Сам же он по-прежнему далек от того, чтобы понимать собственные устремления, он озабочен заработками и жизненной суетой. Давно замечено, что даже очень талантливые люди часто склонны добиваться успеха отнюдь не в той области, к которой предназначила их судьба; Хогарт не был исключением. Сказанное относится, впрочем, не столько к иллюстрациям, сколько к писанию больших, торжественных картин, подобных тем, которые возбуждали его воображёние еще в детстве. Обидно думать, что этот человек, умевший мыслить независимо и дерзко, потратил бездну времени на смертельно скучные картинки, давно забытые даже самыми искренними его почитателями. Где-то в глубине его оригинального и острого ума, на дне гордой и упрямой души прилипла банальная мыслишка, что только большая, написанная на многозначительный сюжет картина достойна называться искусством.
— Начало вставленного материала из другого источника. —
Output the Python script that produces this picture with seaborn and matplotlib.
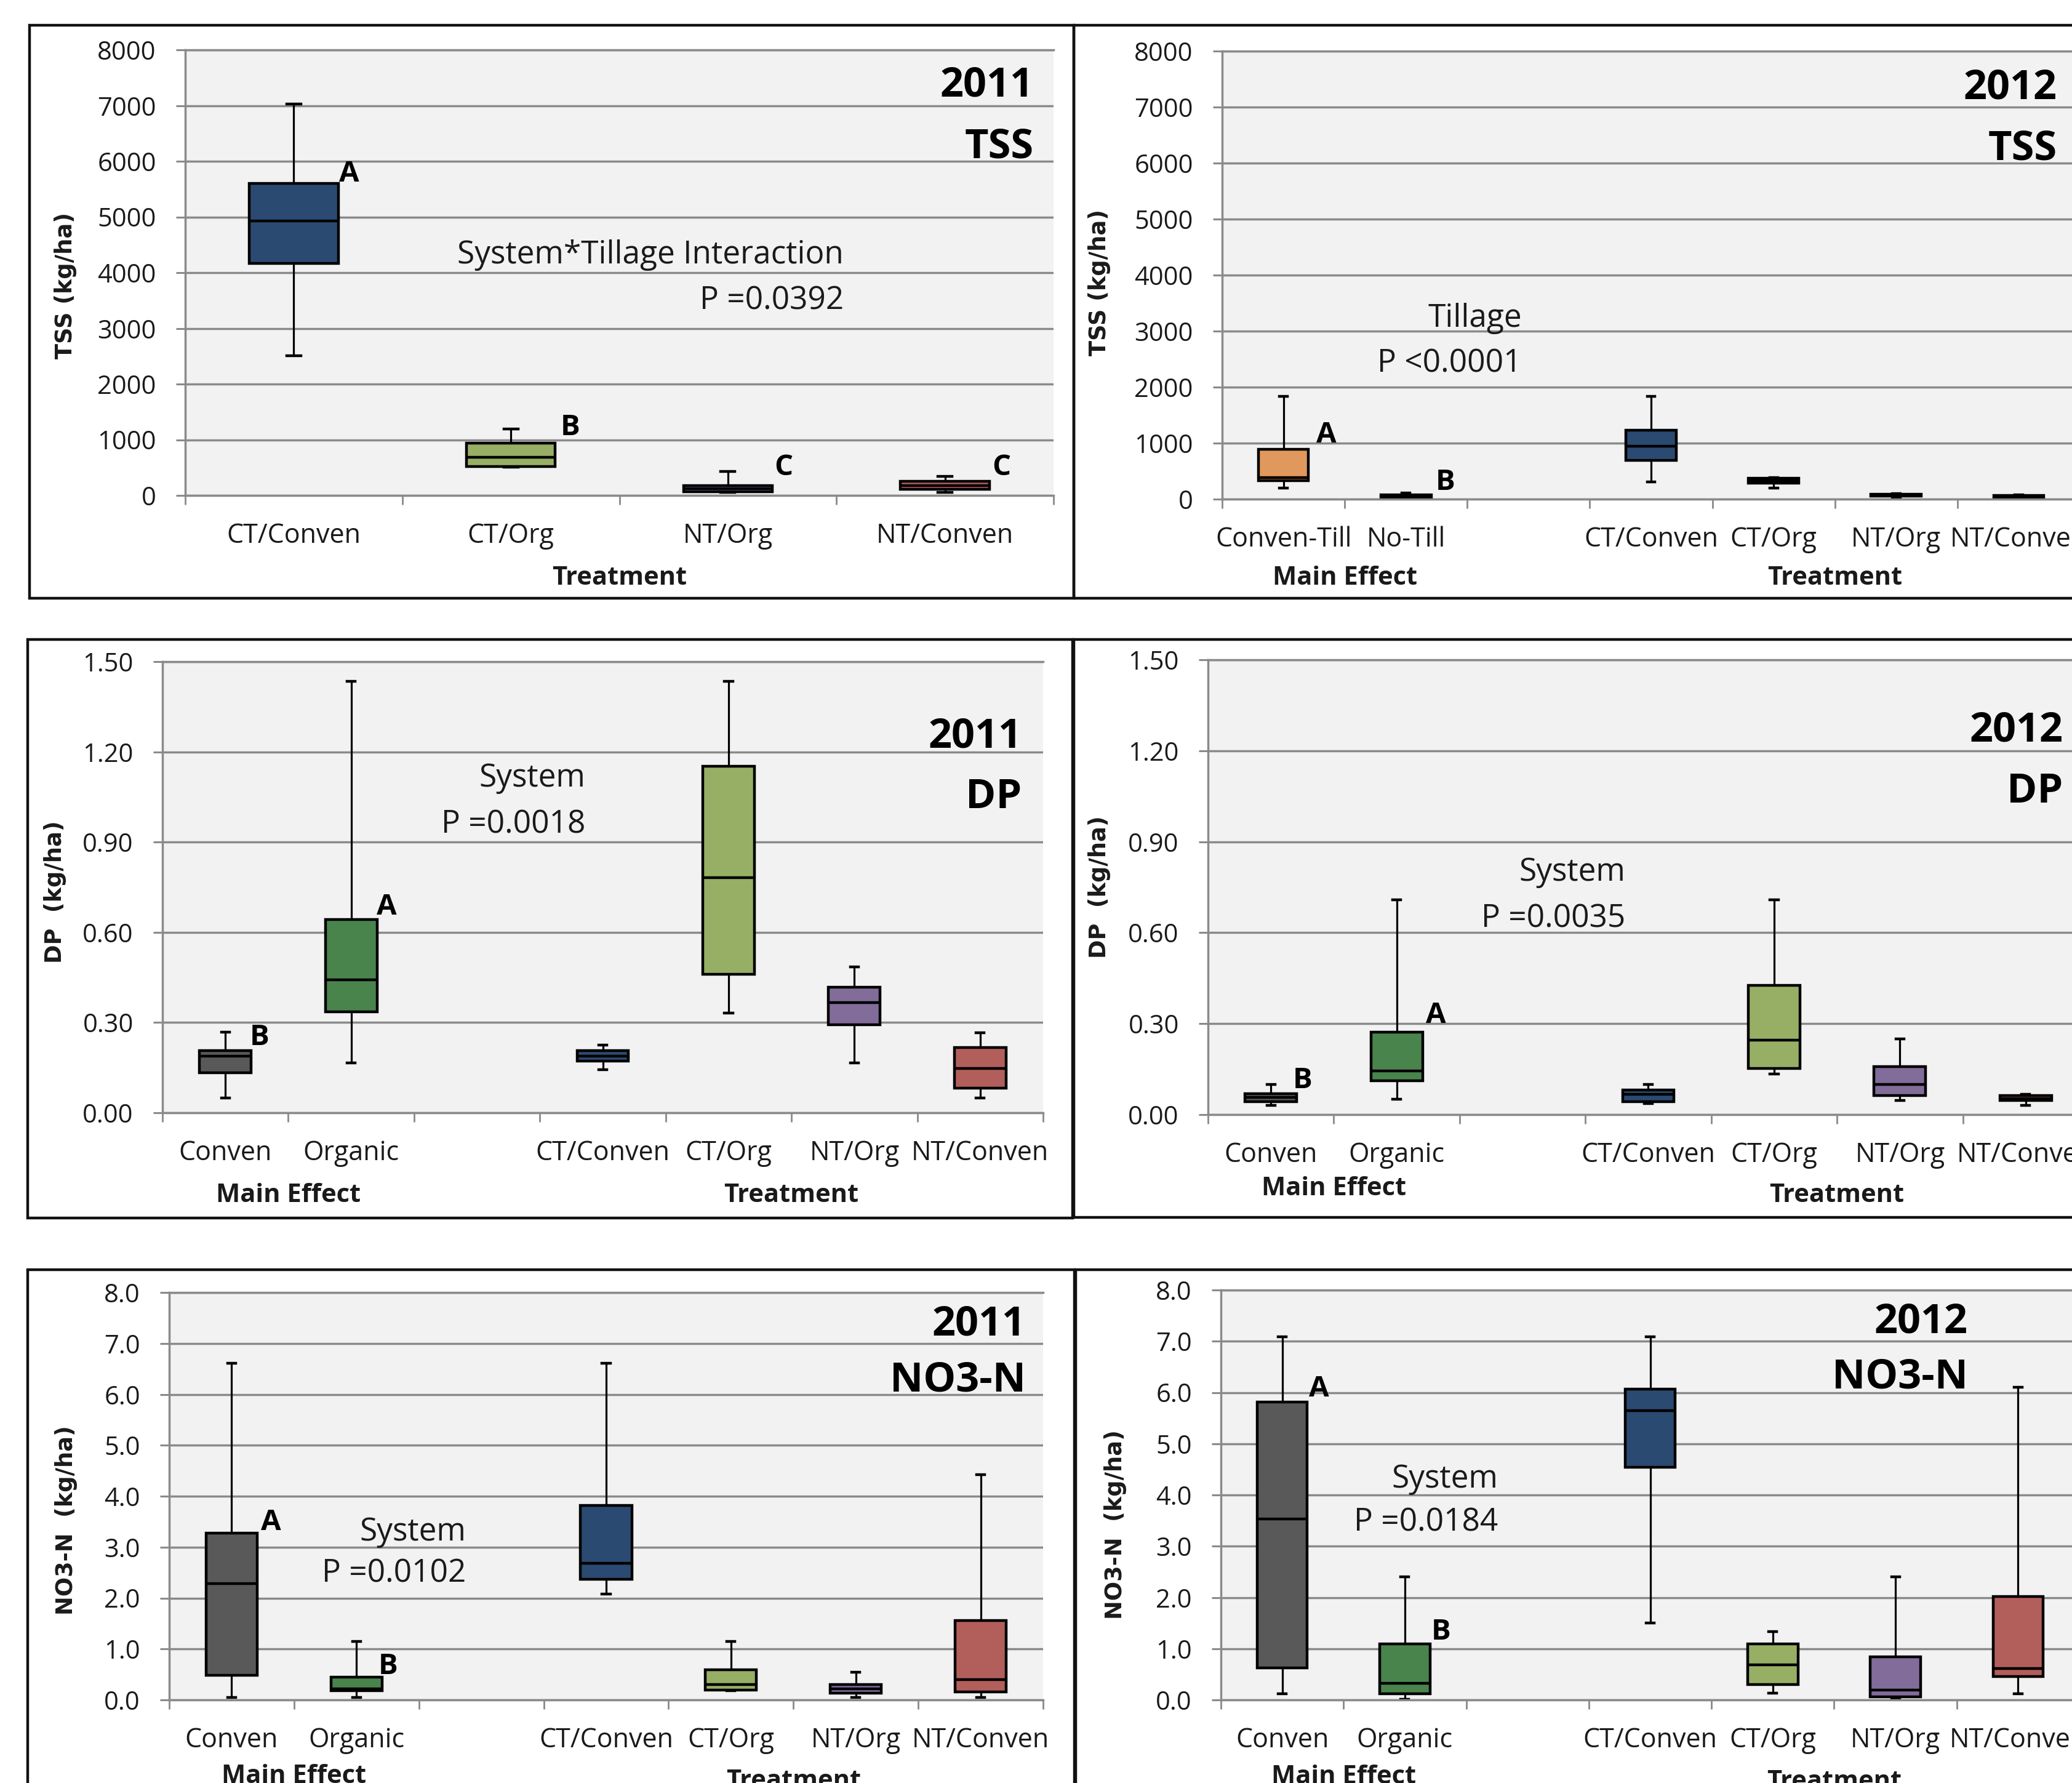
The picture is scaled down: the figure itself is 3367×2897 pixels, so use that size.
import numpy as np
import pandas as pd
import matplotlib
matplotlib.use("Agg")
import matplotlib.pyplot as plt
from matplotlib.patches import Rectangle
from matplotlib.transforms import blended_transform_factory
import seaborn as sns

plt.rcParams["font.family"] = ["Open Sans", "DejaVu Sans"]

W, H = 3367, 2897
GRID = "#8A8A8A"
PLOT_BG = "#F2F2F2"
TXT = "#1A1A1A"

PALETTE = {
    "CT/Conven": "#1F497D",
    "CT/Org": "#9BBB59",
    "NT/Org": "#8064A2",
    "NT/Conven": "#C0504D",
    "Conven": "#595959",
    "Organic": "#3F8E45",
    "Conven-Till": "#F79646",
    "No-Till": "#4D4D4D",
}

# ---------------- five-number summaries (min, Q1, median, Q3, max) ----------------
# TSS 2011 (kg/ha)
tss11_groups = ["CT/Conven", "CT/Org", "NT/Org", "NT/Conven"]
tss11_min = [2510, 505, 55, 55]
tss11_q1 = [4165, 520, 70, 110]
tss11_med = [4925, 690, 125, 180]
tss11_q3 = [5600, 940, 180, 250]
tss11_max = [7030, 1195, 435, 345]

# TSS 2012 (kg/ha)
tss12_groups = ["Conven-Till", "No-Till", "CT/Conven", "CT/Org", "NT/Org", "NT/Conven"]
tss12_min = [200, 20, 310, 200, 35, 30]
tss12_q1 = [325, 35, 695, 290, 50, 35]
tss12_med = [390, 60, 940, 325, 70, 50]
tss12_q3 = [885, 80, 1230, 370, 90, 70]
tss12_max = [1835, 115, 1835, 390, 100, 80]

# DP 2011 (kg/ha)
dp11_groups = ["Conven", "Organic", "CT/Conven", "CT/Org", "NT/Org", "NT/Conven"]
dp11_min = [0.050, 0.165, 0.144, 0.332, 0.165, 0.050]
dp11_q1 = [0.132, 0.336, 0.172, 0.460, 0.292, 0.081]
dp11_med = [0.188, 0.441, 0.188, 0.781, 0.366, 0.147]
dp11_q3 = [0.207, 0.642, 0.207, 1.153, 0.417, 0.216]
dp11_max = [0.269, 1.435, 0.226, 1.435, 0.485, 0.267]

# DP 2012 (kg/ha)
dp12_groups = ["Conven", "Organic", "CT/Conven", "CT/Org", "NT/Org", "NT/Conven"]
dp12_min = [0.031, 0.050, 0.037, 0.133, 0.047, 0.031]
dp12_q1 = [0.043, 0.112, 0.043, 0.153, 0.062, 0.046]
dp12_med = [0.056, 0.145, 0.066, 0.246, 0.099, 0.053]
dp12_q3 = [0.068, 0.271, 0.081, 0.426, 0.159, 0.062]
dp12_max = [0.099, 0.708, 0.099, 0.708, 0.249, 0.066]

# NO3-N 2011 (kg/ha)
no11_groups = ["Conven", "Organic", "CT/Conven", "CT/Org", "NT/Org", "NT/Conven"]
no11_min = [0.046, 0.046, 2.083, 0.185, 0.046, 0.046]
no11_q1 = [0.483, 0.185, 2.367, 0.198, 0.132, 0.152]
no11_med = [2.281, 0.218, 2.678, 0.298, 0.212, 0.397]
no11_q3 = [3.273, 0.450, 3.815, 0.595, 0.298, 1.554]
no11_max = [6.605, 1.144, 6.605, 1.144, 0.549, 4.417]

# NO3-N 2012 (kg/ha)
no12_groups = ["Conven", "Organic", "CT/Conven", "CT/Org", "NT/Org", "NT/Conven"]
no12_min = [0.118, 0.013, 1.499, 0.131, 0.013, 0.118]
no12_q1 = [0.625, 0.118, 4.536, 0.296, 0.066, 0.460]
no12_med = [3.537, 0.329, 5.641, 0.690, 0.197, 0.611]
no12_q3 = [5.818, 1.098, 6.068, 1.098, 0.835, 2.018]
no12_max = [7.087, 2.400, 7.087, 1.328, 2.400, 6.101]

treat_order = ["CT/Conven", "CT/Org", "NT/Org", "NT/Conven"]
system_order = ["Conven", "Organic", " "] + treat_order
tillage_order = ["Conven-Till", "No-Till", " "] + treat_order

fig = plt.figure(figsize=(W / 100, H / 100), dpi=100, facecolor="white")


def frac_rect(x0, y0, x1, y1):
    return [x0 / W, 1 - y1 / H, (x1 - x0) / W, (y1 - y0) / H]


def frame(x0, y0, x1, y1):
    fig.add_artist(Rectangle((x0 / W, 1 - y1 / H), (x1 - x0) / W, (y1 - y0) / H,
                             transform=fig.transFigure, fill=False,
                             edgecolor="#111111", linewidth=3.2))


def panel(box, groups, mins, q1s, meds, q3s, maxs, order, ymax, ystep, fmt,
          ylabel, ylab_xy):
    ax = fig.add_axes(frac_rect(*box))
    df = pd.DataFrame({
        "group": np.repeat(groups, 5),
        "value": np.ravel(np.column_stack([mins, q1s, meds, q3s, maxs])),
    })
    sns.boxplot(data=df, x="group", y="value", hue="group", order=order,
                palette=PALETTE, width=0.41, whis=(0, 100), showfliers=False,
                linecolor="black", linewidth=3.2, legend=False, ax=ax,
                capwidths=0.065, whiskerprops={"linewidth": 2.3})
    n = len(order)
    ax.set_facecolor(PLOT_BG)
    ax.set_xlim(-0.5, n - 0.5)
    ax.set_ylim(0, ymax)
    yt = np.arange(0, ymax + ystep / 2, ystep)
    ax.set_yticks(yt)
    ax.set_yticklabels([fmt.format(v) for v in yt])
    ax.yaxis.grid(True, color=GRID, linewidth=2.5)
    ax.xaxis.grid(False)
    ax.set_axisbelow(True)
    ax.spines["right"].set_visible(False)
    for s in ["left", "bottom", "top"]:
        ax.spines[s].set_color(GRID)
        ax.spines[s].set_linewidth(2.5)
    ax.set_xticks(range(n))
    ax.set_xticklabels([g.strip() for g in order])
    ax.set_xticks(np.arange(-0.5, n, 1.0), minor=True)
    ax.tick_params(axis="x", which="major", length=0, pad=31, labelsize=31,
                   labelcolor=TXT)
    ax.tick_params(axis="x", which="minor", length=11, width=2.0, color=GRID,
                   direction="out")
    ax.tick_params(axis="y", which="major", length=11, width=2.2, color=GRID,
                   pad=23, labelsize=30, labelcolor=TXT)
    ax.set_xlabel("")
    ax.set_ylabel(ylabel, family="DejaVu Sans", fontweight="bold", fontsize=26.5,
                  va="center", color=TXT)
    ax.yaxis.set_label_coords(*ylab_xy)
    return ax


def letters(ax, items):
    for x, y, s in items:
        ax.text(x, y, s, fontsize=34, fontweight="bold", ha="left",
                va="baseline", color="black")


def notes(ax, x, y1, s1, y2, s2):
    ax.text(x, y1, s1, fontsize=37, ha="right", va="baseline", color=TXT)
    ax.text(x, y2, s2, fontsize=37, ha="right", va="baseline", color=TXT)


def tag(ax, x, y1, s1, y2, s2):
    ax.text(x, y1, s1, transform=ax.transAxes, fontsize=48, fontweight="bold",
            ha="right", va="baseline", color="black")
    ax.text(x, y2, s2, transform=ax.transAxes, fontsize=48, fontweight="bold",
            ha="right", va="baseline", color="black")


def group_label(ax, x, y, s):
    tr = blended_transform_factory(ax.transData, ax.transAxes)
    ax.text(x, y, s, transform=tr, fontsize=30, fontweight="bold",
            ha="center", va="baseline", color=TXT)


# ---------------- chart frames ----------------
frame(48, 41, 1745, 972)
frame(1745, 41, 3430, 972)
frame(45, 1039, 1743, 1979)
frame(1745, 1039, 3430, 1978)
frame(45, 2063, 1746, 2950)
frame(1748, 2063, 3430, 2950)

# ---------------- TSS 2011 ----------------
ax1 = panel((301, 81, 1712, 805), tss11_groups, tss11_min, tss11_q1, tss11_med,
            tss11_q3, tss11_max, treat_order, 8000, 1000, "{:.0f}",
            "TSS (kg/ha)", (-0.1375, 0.471))
letters(ax1, [(0.21, 5635, "A"), (1.228, 1078, "B"), (2.214, 366, "C"),
              (3.217, 366, "C")])
notes(ax1, 2.534, 4166, "System*Tillage Interaction", 3348, "P =0.0392")
tag(ax1, 0.977, 0.896, "2011", 0.758, "TSS")
group_label(ax1, 1.5, -0.200, "Treatment")

# ---------------- TSS 2012 ----------------
ax2 = panel((1986, 83, 3380, 811), tss12_groups, tss12_min, tss12_q1, tss12_med,
            tss12_q3, tss12_max, tillage_order, 8000, 1000, "{:.0f}",
            "TSS (kg/ha)", (-0.143, 0.4835))
letters(ax2, [(0.267, 1010, "A"), (1.243, 165, "B")])
notes(ax2, 1.945, 3077, "Tillage", 2264, "P <0.0001")
tag(ax2, 0.973, 0.893, "2012", 0.758, "TSS")
group_label(ax2, 0.5, -0.191, "Main Effect")
group_label(ax2, 4.5, -0.191, "Treatment")

# ---------------- DP 2011 ----------------
ax3 = panel((264, 1075, 1695, 1808), dp11_groups, dp11_min, dp11_q1, dp11_med,
            dp11_q3, dp11_max, system_order, 1.5, 0.3, "{:.2f}",
            "DP  (kg/ha)", (-0.1216, 0.49))
letters(ax3, [(0.194, 0.2256, "B"), (1.2, 0.658, "A")])
notes(ax3, 2.86, 1.085, "System", 0.931, "P =0.0018")
tag(ax3, 0.976, 0.810, "2011", 0.675, "DP")
group_label(ax3, 0.5, -0.198, "Main Effect")
group_label(ax3, 4.5, -0.198, "Treatment")

# ---------------- DP 2012 ----------------
ax4 = panel((1963, 1072, 3394, 1811), dp12_groups, dp12_min, dp12_q1, dp12_med,
            dp12_q3, dp12_max, system_order, 1.5, 0.3, "{:.2f}",
            "DP  (kg/ha)", (-0.123, 0.50))
letters(ax4, [(0.176, 0.087, "B"), (1.23, 0.302, "A")])
notes(ax4, 2.82, 0.771, "System", 0.619, "P =0.0035")
tag(ax4, 0.971, 0.821, "2012", 0.686, "DP")
group_label(ax4, 0.5, -0.177, "Main Effect")
group_label(ax4, 4.5, -0.192, "Treatment")

# ---------------- NO3-N 2011 ----------------
ax5 = panel((275, 2100, 1695, 2762), no11_groups, no11_min, no11_q1, no11_med,
            no11_q3, no11_max, system_order, 8.0, 1.0, "{:.1f}",
            "NO3-N  (kg/ha)", (-0.118, 0.441))
letters(ax5, [(0.234, 3.34, "A"), (1.176, 0.51, "B")])
notes(ax5, 1.878, 3.124, "System", 2.32, "P =0.0102")
tag(ax5, 0.980, 0.895, "2011", 0.758, "NO3-N")
group_label(ax5, 0.5, -0.204, "Main Effect")
group_label(ax5, 4.5, -0.216, "Treatment")

# ---------------- NO3-N 2012 ----------------
ax6 = panel((1984, 2096, 3379, 2762), no12_groups, no12_min, no12_q1, no12_med,
            no12_q3, no12_max, system_order, 8.0, 1.0, "{:.1f}",
            "NO3-N  (kg/ha)", (-0.1226, 0.428))
letters(ax6, [(0.217, 5.92, "A"), (1.215, 1.18, "B")])
notes(ax6, 1.757, 4.144, "System", 3.303, "P =0.0184")
tag(ax6, 0.870, 0.895, "2012", 0.760, "NO3-N")
group_label(ax6, 0.5, -0.204, "Main Effect")
group_label(ax6, 4.5, -0.216, "Treatment")

fig.savefig("out.png", dpi=100, facecolor="white")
Если Хогарт и пробовал писать маслом до 1724 года, то есть до поступления к Торнхиллу, то об этом решительно ничего не известно. Надо полагать, что первые серьезные уроки живописи он получил именно от сэра Джеймса и что первые его опыты были вполне в духе учителя. Недаром же Торнхилл вскоре пригласил Хогарта помогать ему в работе над росписью одного особняка.

И вот Хогарт, глумившийся над Кентом, над застоявшимся, как старое болото, академическим искусством, пишет свои первые картины с утомительной традиционностью. Он скован вкусами времени, им самим осмеянными, и еще не подозревает, что здесь начинается незримая и ему неведомая трагедия его художнической судьбы.